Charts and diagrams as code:
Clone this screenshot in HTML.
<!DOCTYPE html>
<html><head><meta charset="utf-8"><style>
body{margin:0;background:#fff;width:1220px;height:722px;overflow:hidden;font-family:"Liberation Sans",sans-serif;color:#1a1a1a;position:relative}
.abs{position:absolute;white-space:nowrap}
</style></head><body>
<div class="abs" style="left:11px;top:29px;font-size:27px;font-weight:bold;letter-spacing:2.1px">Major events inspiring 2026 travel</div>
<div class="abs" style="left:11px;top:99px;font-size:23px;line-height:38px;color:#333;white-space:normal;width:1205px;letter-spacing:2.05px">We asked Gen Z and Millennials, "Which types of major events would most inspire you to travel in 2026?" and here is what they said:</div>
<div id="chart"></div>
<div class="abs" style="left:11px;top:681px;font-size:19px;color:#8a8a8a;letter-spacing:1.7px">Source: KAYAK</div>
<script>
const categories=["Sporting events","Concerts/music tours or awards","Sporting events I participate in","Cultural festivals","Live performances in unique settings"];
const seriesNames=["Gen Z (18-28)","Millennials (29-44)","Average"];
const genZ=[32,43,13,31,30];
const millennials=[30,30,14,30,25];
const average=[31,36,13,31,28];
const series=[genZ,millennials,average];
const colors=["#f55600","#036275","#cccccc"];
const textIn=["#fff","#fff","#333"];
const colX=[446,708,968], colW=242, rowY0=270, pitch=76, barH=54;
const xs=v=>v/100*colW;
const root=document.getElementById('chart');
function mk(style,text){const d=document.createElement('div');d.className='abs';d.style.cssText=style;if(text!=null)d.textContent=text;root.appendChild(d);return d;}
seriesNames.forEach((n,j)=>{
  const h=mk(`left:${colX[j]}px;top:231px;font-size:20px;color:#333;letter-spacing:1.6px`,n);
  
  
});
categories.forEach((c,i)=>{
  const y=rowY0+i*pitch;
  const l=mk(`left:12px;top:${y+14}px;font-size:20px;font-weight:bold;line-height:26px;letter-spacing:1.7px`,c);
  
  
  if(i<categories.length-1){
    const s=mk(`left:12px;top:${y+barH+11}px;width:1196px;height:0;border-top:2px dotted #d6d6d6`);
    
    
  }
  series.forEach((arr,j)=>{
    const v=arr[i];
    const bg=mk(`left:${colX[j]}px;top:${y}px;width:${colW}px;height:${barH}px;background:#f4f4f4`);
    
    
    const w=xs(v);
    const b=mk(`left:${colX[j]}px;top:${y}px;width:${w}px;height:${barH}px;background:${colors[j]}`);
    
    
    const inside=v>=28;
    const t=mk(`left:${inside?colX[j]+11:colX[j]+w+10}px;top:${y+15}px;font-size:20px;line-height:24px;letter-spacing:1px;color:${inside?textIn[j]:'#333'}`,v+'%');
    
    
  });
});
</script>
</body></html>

...

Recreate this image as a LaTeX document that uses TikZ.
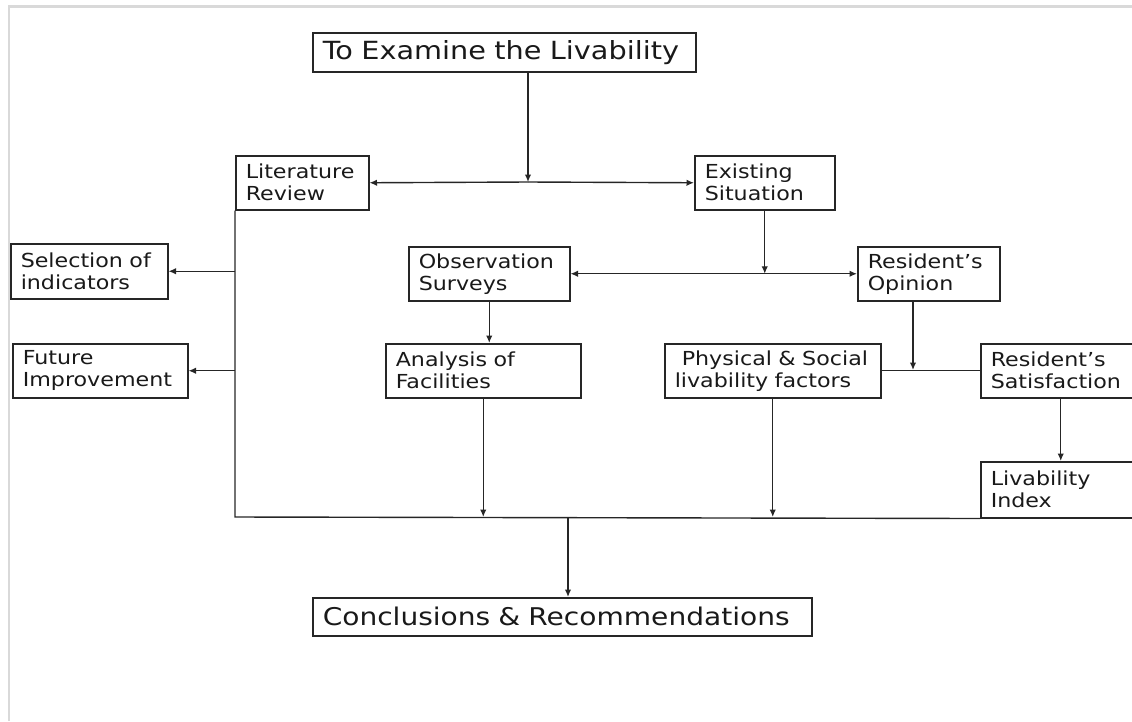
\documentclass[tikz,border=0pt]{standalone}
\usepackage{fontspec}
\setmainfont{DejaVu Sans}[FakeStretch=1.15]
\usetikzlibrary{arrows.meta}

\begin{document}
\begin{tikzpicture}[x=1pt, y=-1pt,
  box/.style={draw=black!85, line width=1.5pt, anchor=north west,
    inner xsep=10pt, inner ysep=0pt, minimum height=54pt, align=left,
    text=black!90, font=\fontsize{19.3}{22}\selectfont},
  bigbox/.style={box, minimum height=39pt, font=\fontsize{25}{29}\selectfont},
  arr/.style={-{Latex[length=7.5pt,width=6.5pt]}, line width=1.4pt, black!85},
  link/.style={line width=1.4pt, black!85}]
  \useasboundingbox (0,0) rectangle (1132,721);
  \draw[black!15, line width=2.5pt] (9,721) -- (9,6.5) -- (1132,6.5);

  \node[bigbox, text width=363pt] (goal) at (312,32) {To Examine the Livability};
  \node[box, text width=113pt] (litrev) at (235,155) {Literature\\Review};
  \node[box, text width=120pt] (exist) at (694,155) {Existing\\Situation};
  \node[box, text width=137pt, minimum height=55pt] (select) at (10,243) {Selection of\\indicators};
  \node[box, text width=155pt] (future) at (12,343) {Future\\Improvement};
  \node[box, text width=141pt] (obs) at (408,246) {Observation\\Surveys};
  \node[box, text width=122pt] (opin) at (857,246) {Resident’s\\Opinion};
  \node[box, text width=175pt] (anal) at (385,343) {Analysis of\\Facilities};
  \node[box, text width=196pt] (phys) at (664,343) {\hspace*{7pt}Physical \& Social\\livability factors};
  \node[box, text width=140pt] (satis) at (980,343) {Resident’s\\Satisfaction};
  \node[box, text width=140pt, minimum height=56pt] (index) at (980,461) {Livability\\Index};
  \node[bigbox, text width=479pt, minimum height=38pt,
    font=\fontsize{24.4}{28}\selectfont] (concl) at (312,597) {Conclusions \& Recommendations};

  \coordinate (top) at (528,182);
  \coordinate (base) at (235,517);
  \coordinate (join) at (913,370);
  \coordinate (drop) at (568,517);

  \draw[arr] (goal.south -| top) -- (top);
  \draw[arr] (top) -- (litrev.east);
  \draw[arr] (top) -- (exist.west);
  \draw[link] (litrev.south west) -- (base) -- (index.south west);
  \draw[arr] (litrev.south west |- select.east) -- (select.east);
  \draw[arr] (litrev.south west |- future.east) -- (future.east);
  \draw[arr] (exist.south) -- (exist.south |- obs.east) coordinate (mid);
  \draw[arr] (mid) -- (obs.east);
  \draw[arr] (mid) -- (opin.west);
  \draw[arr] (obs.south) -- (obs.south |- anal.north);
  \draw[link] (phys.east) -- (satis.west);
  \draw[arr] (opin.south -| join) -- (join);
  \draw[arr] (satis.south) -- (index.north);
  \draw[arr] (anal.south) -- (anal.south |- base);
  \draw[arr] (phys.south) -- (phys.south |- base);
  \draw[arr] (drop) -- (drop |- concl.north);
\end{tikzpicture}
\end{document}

_What you should do_.
Extract all lines from the material above that include the word "this".

_Output_.
Clone this screenshot in HTML.
Recreate this image as a LaTeX document that uses TikZ.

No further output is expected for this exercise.